Despite all the media attention surrounding this story and the color commentators touting Cutler as a hero, I thought a lot of the guy. He had an Elway-esque ability to scramble out of the pocket and a rifle arm, which is something I will sorely miss if the Broncos decide to go with a more pocket-style quarterback. He also was candid. And I think that’s also something that will be sorely missed.
Many players when interviewed spew the same tired talking points and clichés handed down for decades, but Cutler was/is different, and he provided a breath of fresh air, regardless of whether one is talking about sports or politics. (Political side note: We need leaders with spines, not robots.) Cutler provided that in his own sphere of influence, and he should be lauded for it. Whether his action or inaction in speaking with McDaniels and owner Pat Bowlen about staying the team was right or wrong, we must leave that open because, despite all the reports, no one truly knows what went on behind closed doors.
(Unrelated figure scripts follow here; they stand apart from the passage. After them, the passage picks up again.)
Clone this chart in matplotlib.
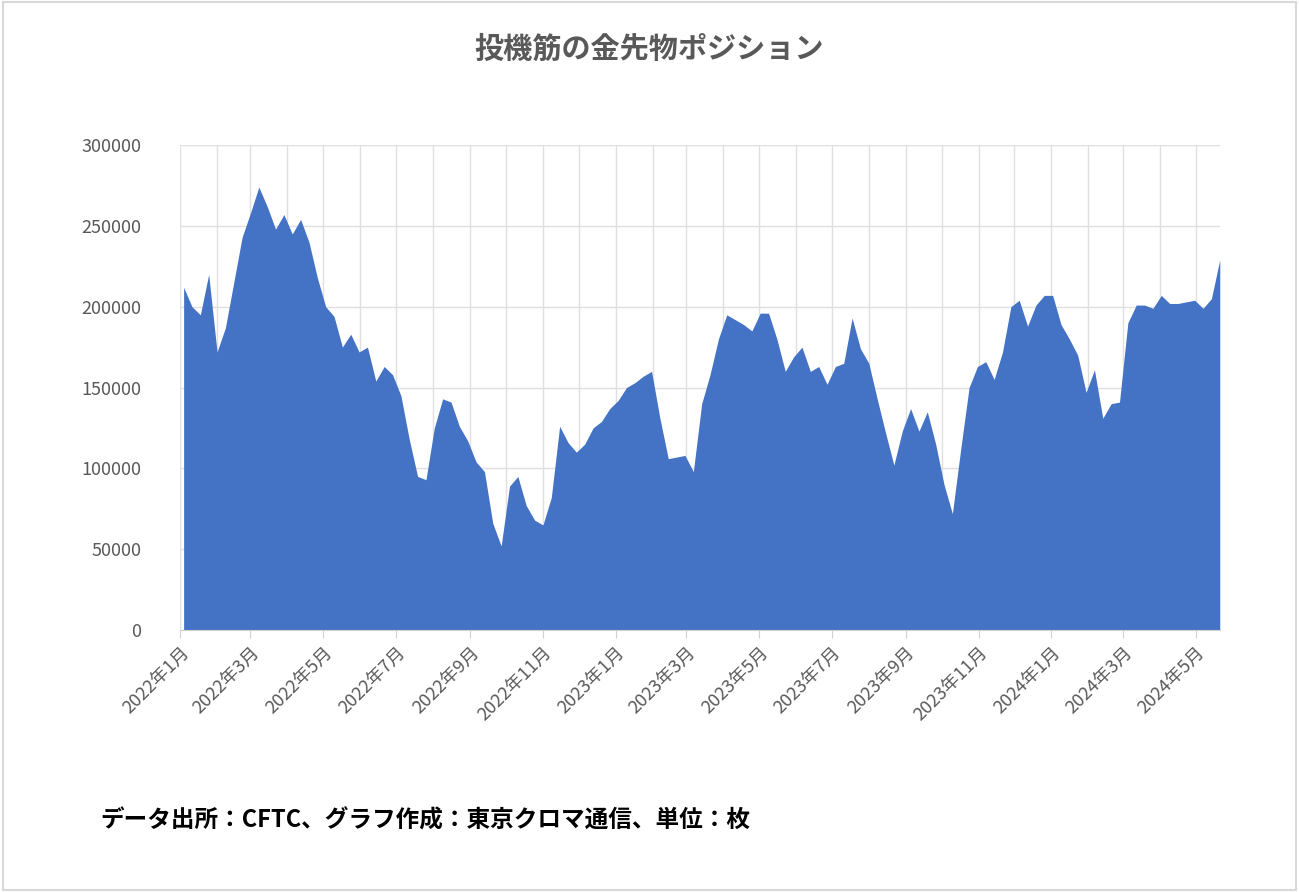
import matplotlib
matplotlib.use("Agg")
import matplotlib.pyplot as plt
import matplotlib.dates as mdates
from matplotlib.patches import Rectangle
import numpy as np

plt.rcParams["font.family"] = "Noto Sans CJK JP"

# weekly speculator positions (thousands of contracts), from 2022-01-04
positions_k = [212, 200, 195, 220, 172, 187, 215, 243, 258, 274, 262, 248, 257, 245, 254, 240,
               218, 200, 194, 175, 183, 172, 175, 154, 163, 158, 145, 118, 95, 93, 125, 143,
               141, 126, 117, 104, 98, 66, 52, 89, 95, 77, 68, 65, 82, 126, 116, 110, 115, 125,
               129, 137, 142, 150, 153, 157, 160, 131, 106, 107, 108, 98, 140, 158, 180, 195,
               192, 189, 185, 196, 196, 180, 160, 169, 175, 160, 163, 152, 163, 165, 193, 174,
               165, 143, 122, 102, 123, 137, 123, 135, 115, 90, 72, 112, 150, 163, 166, 155,
               172, 200, 204, 188, 201, 207, 207, 189, 180, 170, 147, 161, 131, 140, 141, 190,
               201, 201, 199, 207, 202, 202, 203, 204, 199, 205, 229]
positions = np.array(positions_k) * 1000
dates = np.arange(np.datetime64("2022-01-04"), np.datetime64("2022-01-04") + 7 * len(positions), 7).astype("datetime64[D]")

title = "投機筋の金先物ポジション"
footer = "データ出所：CFTC、グラフ作成：東京クロマ通信、単位：枚"

fig = plt.figure(figsize=(12.99, 8.92), dpi=100)
ax = fig.add_axes([0.1386, 0.2937, 0.8004, 0.5437])

ax.fill_between(dates, positions, 0, color="#4472C4", linewidth=0, zorder=2)

ax.set_ylim(0, 300000)
ax.set_yticks(range(0, 300001, 50000))
ax.set_xlim(np.datetime64("2022-01-01"), dates[-1])

ax.xaxis.set_major_locator(mdates.MonthLocator(bymonth=[1, 3, 5, 7, 9, 11]))
ax.xaxis.set_minor_locator(mdates.MonthLocator())
ax.xaxis.set_major_formatter(mdates.DateFormatter("%Y年%-m月"))
plt.setp(ax.get_xticklabels(), rotation=45, ha="right", rotation_mode="anchor")

ax.grid(True, which="both", color="#E0E0E0", linewidth=1, zorder=0)
ax.set_axisbelow(True)
for s in ["top", "right", "left"]:
    ax.spines[s].set_visible(False)
ax.spines["bottom"].set_color("#D0D0D0")
ax.tick_params(axis="y", length=0, labelsize=13, labelcolor="#595959", pad=28)
ax.tick_params(axis="x", which="major", length=6, color="#D0D0D0", labelsize=13, labelcolor="#595959")
ax.tick_params(axis="x", which="minor", length=0)
for lbl in ax.get_yticklabels():
    lbl.set_horizontalalignment("right")

fig.text(0.5, 0.945, title, ha="center", va="center", fontsize=21, fontweight="bold", color="#595959")
fig.text(0.077, 0.08, footer, ha="left", va="center", fontsize=17, fontweight="bold", color="black")

fig.patches.append(Rectangle((0.002, 0.002), 0.996, 0.996, transform=fig.transFigure,
                             fill=False, edgecolor="#D9D9D9", linewidth=1.5))

fig.savefig("out.png", dpi=100)
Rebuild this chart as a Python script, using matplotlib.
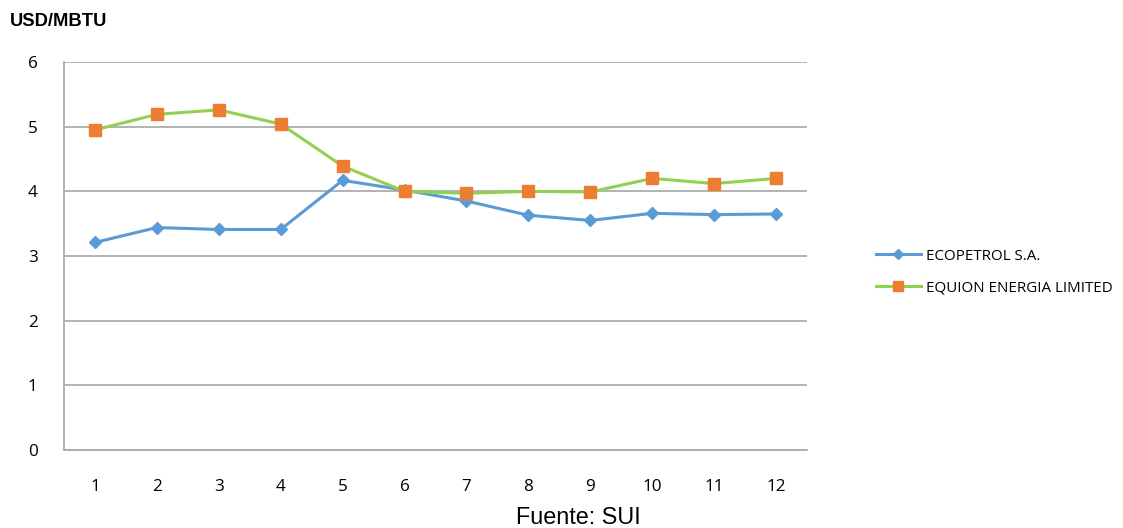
import matplotlib
matplotlib.use("Agg")
import matplotlib.pyplot as plt

months = [1, 2, 3, 4, 5, 6, 7, 8, 9, 10, 11, 12]
ecopetrol = [3.21, 3.44, 3.41, 3.41, 4.17, 4.02, 3.85, 3.63, 3.55, 3.66, 3.64, 3.65]
equion = [4.95, 5.19, 5.26, 5.04, 4.39, 4.00, 3.97, 4.00, 3.99, 4.20, 4.12, 4.20]
series_names = ["ECOPETROL S.A.", "EQUION ENERGIA LIMITED"]
yticks = [0, 1, 2, 3, 4, 5, 6]

W, H = 1123, 528
fig = plt.figure(figsize=(W / 100, H / 100), dpi=100)
ax = fig.add_axes([64 / W, 1 - 450 / H, (807 - 64) / W, (450 - 62) / H])

tick_font = "Open Sans"
grid_col = "#a6a6a6"

ax.plot(months, ecopetrol, color="#5b9bd5", lw=2.2, marker="D", ms=6,
        markerfacecolor="#5b9bd5", markeredgecolor="#5b9bd5", label=series_names[0], zorder=3)
ax.plot(months, equion, color="#92d050", lw=2.2, marker="s", ms=9,
        markerfacecolor="#ed7d31", markeredgecolor="#ed7d31", label=series_names[1], zorder=3)

ax.set_xlim(0.5, 12.5)
ax.set_ylim(0, 6)
ax.set_yticks(yticks)
ax.set_xticks(months)
ax.yaxis.grid(True, color=grid_col, lw=1.2)
ax.set_axisbelow(True)
for s in ["top", "right"]:
    ax.spines[s].set_visible(False)
for s in ["left", "bottom"]:
    ax.spines[s].set_color(grid_col)
    ax.spines[s].set_linewidth(1.2)
ax.tick_params(axis="both", length=0, labelsize=12.3, colors="#000000")
ax.tick_params(axis="y", pad=19)
ax.tick_params(axis="x", pad=21)
for lab in ax.get_xticklabels() + ax.get_yticklabels():
    lab.set_family(tick_font)

fig.text(10 / W, 1 - 22 / H, "USD/MBTU", fontsize=13.2, fontweight="bold",
         family="Liberation Sans", va="center", ha="left")
fig.text(578 / W, 1 - 517 / H, "Fuente: SUI", fontsize=16.8,
         family="Liberation Sans", va="center", ha="center")

leg = fig.legend(loc="center left", bbox_to_anchor=(862 / W, 1 - 272 / H), frameon=False,
                 prop={"family": tick_font, "size": 10.9}, handlelength=3.0, labelspacing=1.1,
                 handletextpad=0.3)
leg.legend_handles[0].set_markersize(5)
leg.legend_handles[1].set_markersize(7.5)

fig.savefig("out.png", dpi=100)
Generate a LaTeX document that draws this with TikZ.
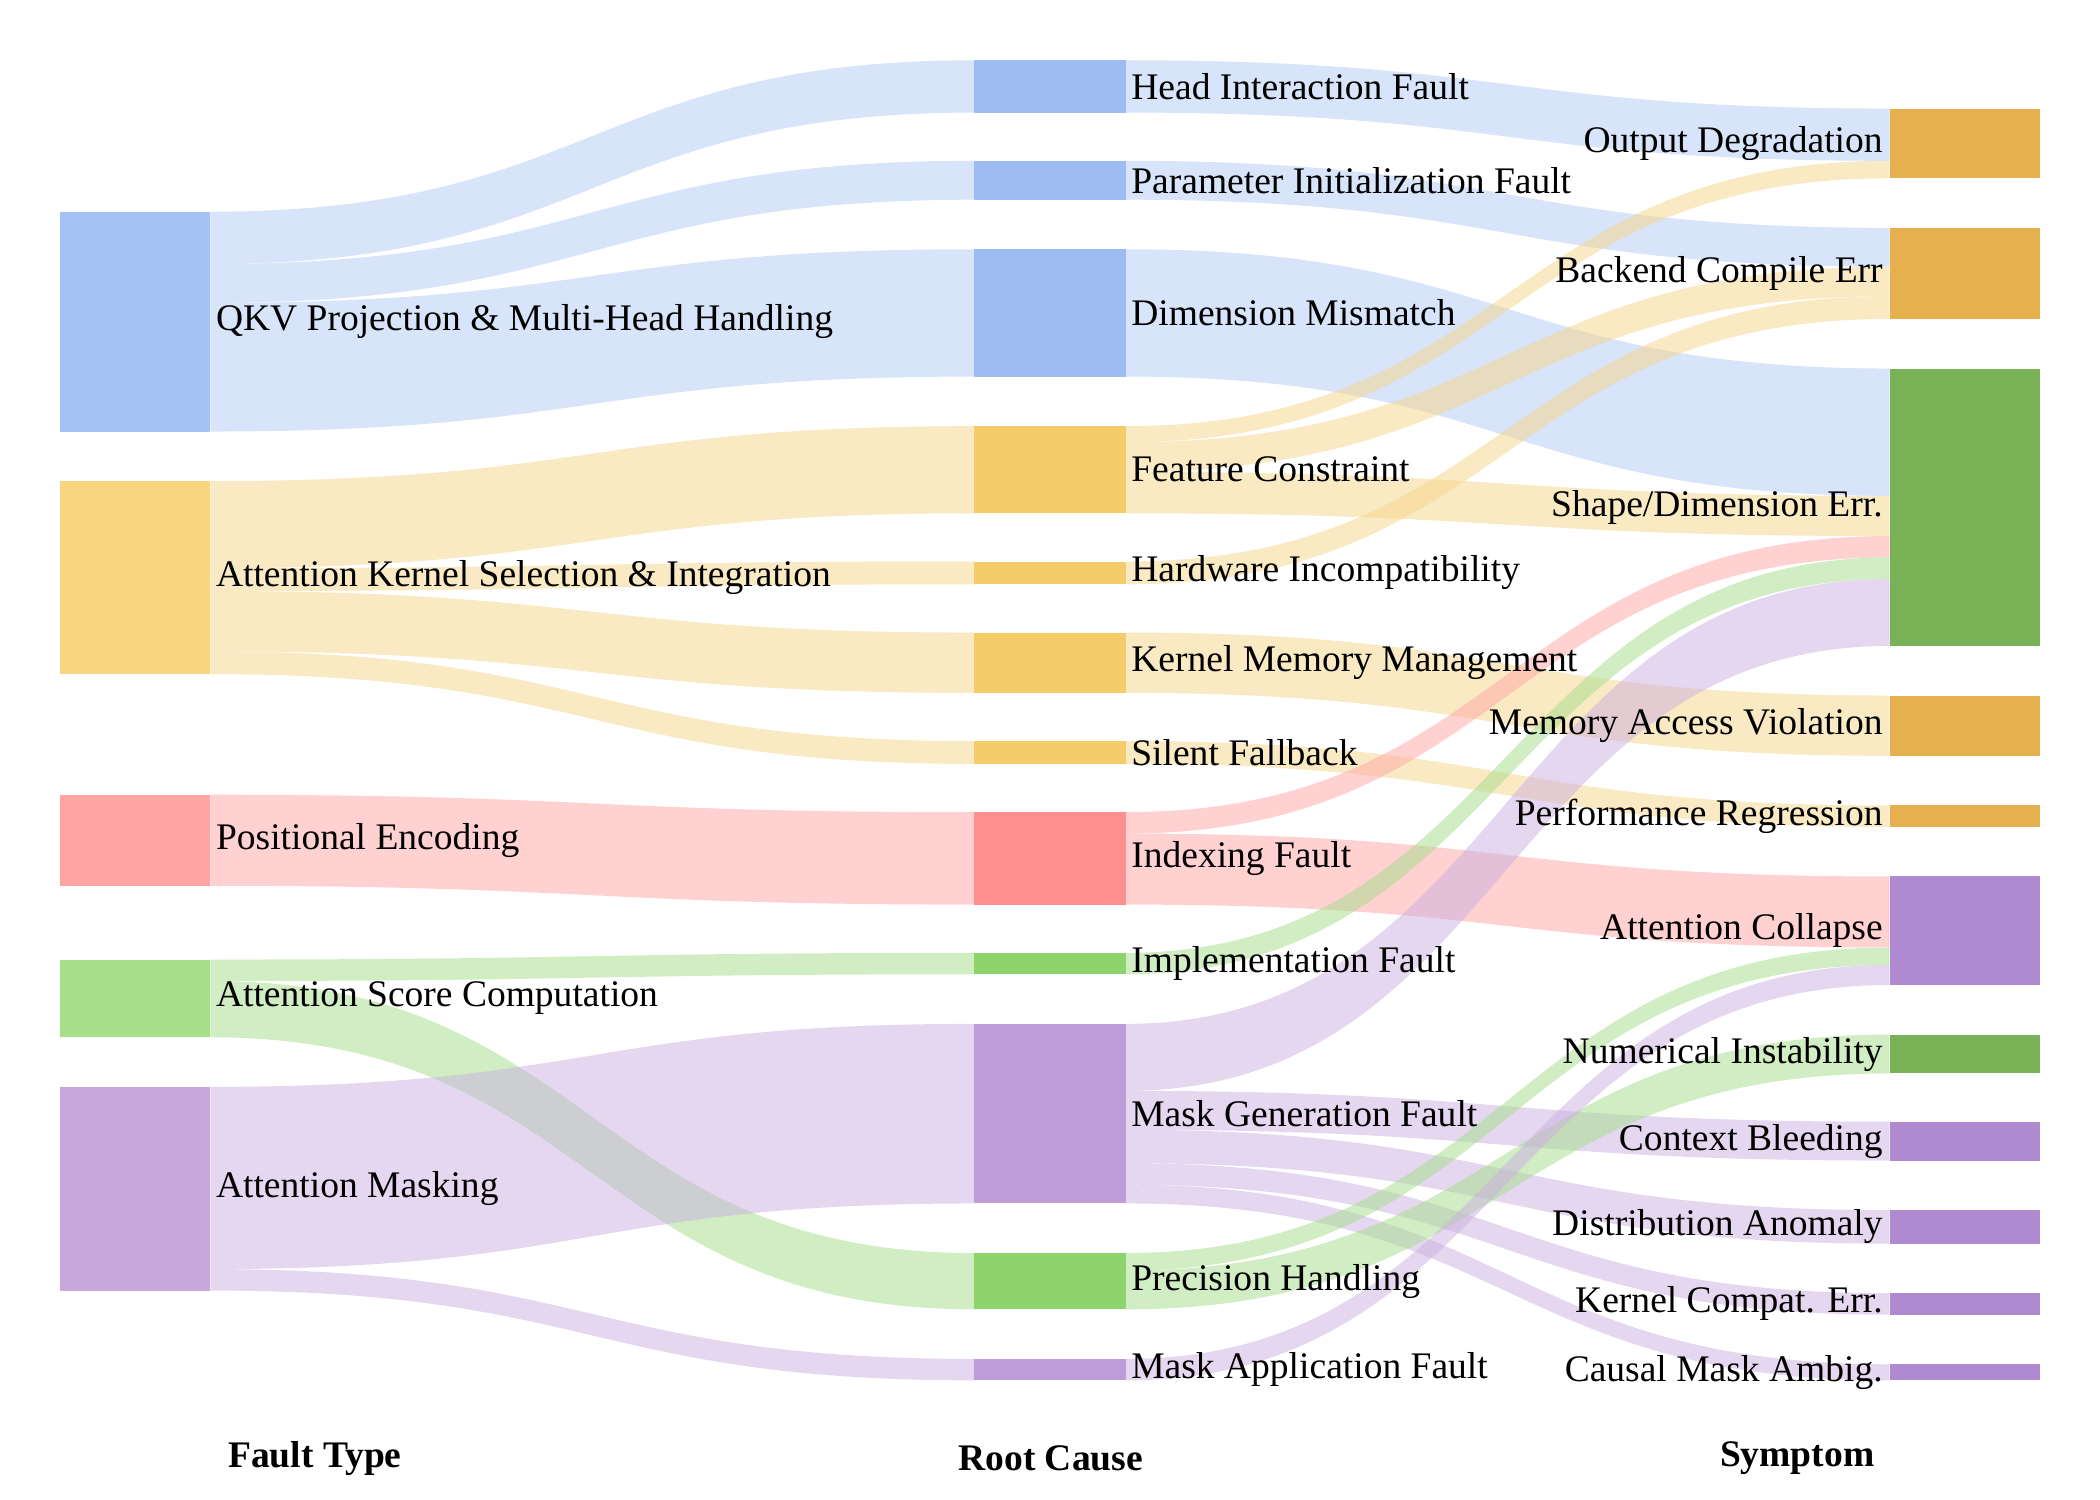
\documentclass[tikz,border=0pt]{standalone}
\usepackage{fontspec}
\setmainfont{Liberation Serif}
\definecolor{cb}{HTML}{9DBDF2}
\definecolor{cy}{HTML}{F5CC6A}
\definecolor{cp}{HTML}{FF8F8F}
\definecolor{cg}{HTML}{8ED46C}
\definecolor{cv}{HTML}{BE9CD8}
\definecolor{lb}{HTML}{A4C2F4}
\definecolor{ly}{HTML}{F8D57E}
\definecolor{lp}{HTML}{FFA3A3}
\definecolor{lg}{HTML}{A8E08A}
\definecolor{lv}{HTML}{C8A8DC}
\definecolor{ro}{HTML}{E6B04F}
\definecolor{rg}{HTML}{79B256}
\definecolor{rv}{HTML}{B08AD0}
\newcommand\flow[7]{\fill[#7,opacity=.5] (#1,#2) .. controls ({(#1+#4)/2},#2) and ({(#1+#4)/2},#5) .. (#4,#5) -- (#4,#6) .. controls ({(#1+#4)/2},#6) and ({(#1+#4)/2},#3) .. (#1,#3) -- cycle;}
\newcommand\lnode[4]{\fill[#4] (45,#1) rectangle (157,#2); \node[lab,anchor=west] at (160,{(#1+#2)/2}) {#3};}
\newcommand\mnode[4]{\fill[#4] (727,#1) rectangle (840,#2); \node[lab,anchor=west] at (843,{(#1+#2)/2}) {#3};}
\newcommand\rnode[4]{\fill[#4] (1410,#1) rectangle (1522,#2); \node[lab,anchor=east] at (1406,{(#1+#2)/2}) {#3};}
\begin{document}
\begin{tikzpicture}[x=1pt,y=-1pt,lab/.style={font=\fontsize{28}{30}\selectfont,inner sep=1pt},hd/.style={font=\fontsize{28}{30}\selectfont\bfseries}]
\useasboundingbox[fill=white] (0,0) rectangle (1567,1119);
% left -> middle
\flow{157}{158}{197}{727}{45}{84}{cb!80}
\flow{157}{197}{226}{727}{120}{149}{cb!80}
\flow{157}{226}{322}{727}{186}{281}{cb!80}
\flow{157}{359}{424}{727}{318}{383}{cy!80}
\flow{157}{424}{441}{727}{419}{436}{cy!80}
\flow{157}{441}{486}{727}{472}{517}{cy!80}
\flow{157}{486}{503}{727}{553}{570}{cy!80}
\flow{157}{593}{661}{727}{606}{675}{cp!80}
\flow{157}{716}{732}{727}{711}{727}{cg!80}
\flow{157}{732}{774}{727}{935}{977}{cg!80}
\flow{157}{811}{947}{727}{764}{898}{cv!80}
\flow{157}{947}{963}{727}{1014}{1030}{cv!80}
% middle -> right
\flow{840}{45}{84}{1410}{81}{120}{cb!80}
\flow{840}{120}{149}{1410}{170}{199}{cb!80}
\flow{840}{186}{281}{1410}{275}{370}{cb!80}
\flow{840}{318}{330}{1410}{120}{133}{cy!80}
\flow{840}{330}{352}{1410}{199}{221}{cy!80}
\flow{840}{352}{383}{1410}{370}{400}{cy!80}
\flow{840}{419}{436}{1410}{221}{238}{cy!80}
\flow{840}{472}{517}{1410}{519}{564}{cy!80}
\flow{840}{553}{570}{1410}{601}{617}{cy!80}
\flow{840}{606}{622}{1410}{400}{416}{cp!80}
\flow{840}{622}{675}{1410}{654}{707}{cp!80}
\flow{840}{711}{727}{1410}{416}{432}{cg!80}
\flow{840}{764}{814}{1410}{432}{482}{cv!80}
\flow{840}{814}{843}{1410}{837}{866}{cv!80}
\flow{840}{843}{868}{1410}{903}{928}{cv!80}
\flow{840}{868}{884}{1410}{965}{981}{cv!80}
\flow{840}{884}{898}{1410}{1018}{1030}{cv!80}
\flow{840}{935}{948}{1410}{707}{720}{cg!80}
\flow{840}{948}{977}{1410}{772}{801}{cg!80}
\flow{840}{1014}{1030}{1410}{720}{735}{cv!80}
% nodes
\lnode{158}{322}{QKV Projection \& Multi-Head Handling}{lb}
\lnode{359}{503}{Attention Kernel Selection \& Integration}{ly}
\lnode{593}{661}{Positional Encoding}{lp}
\lnode{716}{774}{Attention Score Computation}{lg}
\lnode{811}{963}{Attention Masking}{lv}
\mnode{45}{84}{Head Interaction Fault}{cb}
\mnode{120}{149}{Parameter Initialization Fault}{cb}
\mnode{186}{281}{Dimension Mismatch}{cb}
\mnode{318}{383}{Feature Constraint}{cy}
\mnode{419}{436}{Hardware Incompatibility}{cy}
\mnode{472}{517}{Kernel Memory Management}{cy}
\mnode{553}{570}{Silent Fallback}{cy}
\mnode{606}{675}{Indexing Fault}{cp}
\mnode{711}{727}{Implementation Fault}{cg}
\mnode{764}{898}{Mask Generation Fault}{cv}
\mnode{935}{977}{Precision Handling}{cg}
\mnode{1014}{1030}{Mask Application Fault}{cv}
\rnode{81}{133}{Output Degradation}{ro}
\rnode{170}{238}{Backend Compile Err}{ro}
\rnode{275}{482}{Shape/Dimension Err.}{rg}
\rnode{519}{564}{Memory Access Violation}{ro}
\rnode{601}{617}{Performance Regression}{ro}
\rnode{654}{735}{Attention Collapse}{rv}
\rnode{772}{801}{Numerical Instability}{rg}
\rnode{837}{866}{Context Bleeding}{rv}
\rnode{903}{928}{Distribution Anomaly}{rv}
\rnode{965}{981}{Kernel Compat. Err.}{rv}
\rnode{1018}{1030}{Causal Mask Ambig.}{rv}
\node[hd] (h1) at (235,1088) {Fault Type};
\node[hd] (h2) at (784,1088) {Root Cause};
\node[hd] (h3) at (1341,1088) {Symptom};
\end{tikzpicture}
\end{document}
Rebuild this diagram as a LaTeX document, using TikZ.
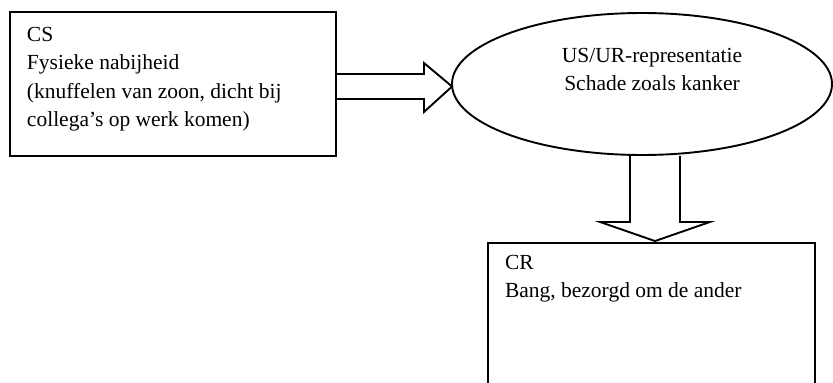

But now, we do know this. Cutler is now a Bear, and as a quasi-Bear fan, I’m not dissatisfied. (I was a child and one of my first memorable NFL experiences was watching Chicago topple New England in the Super Bowl. Also, William “The Refrigerator” Perry is a Clemson University alum, and Walter Payton, in my opinion, is one of the greatest.) The addition of Cutler will give a huge lift to the Bears’ offense and provide a level of rocketdom at the QB spot the bears have missed for ages. As for the Broncos, I don’t see Kyle Orton going down as a great in the Denver record books. The team will likely try to pick up a first-round or third-round QB draft pick, and my hope would be that the pick would play the same kind of movement game for which Cutler is known.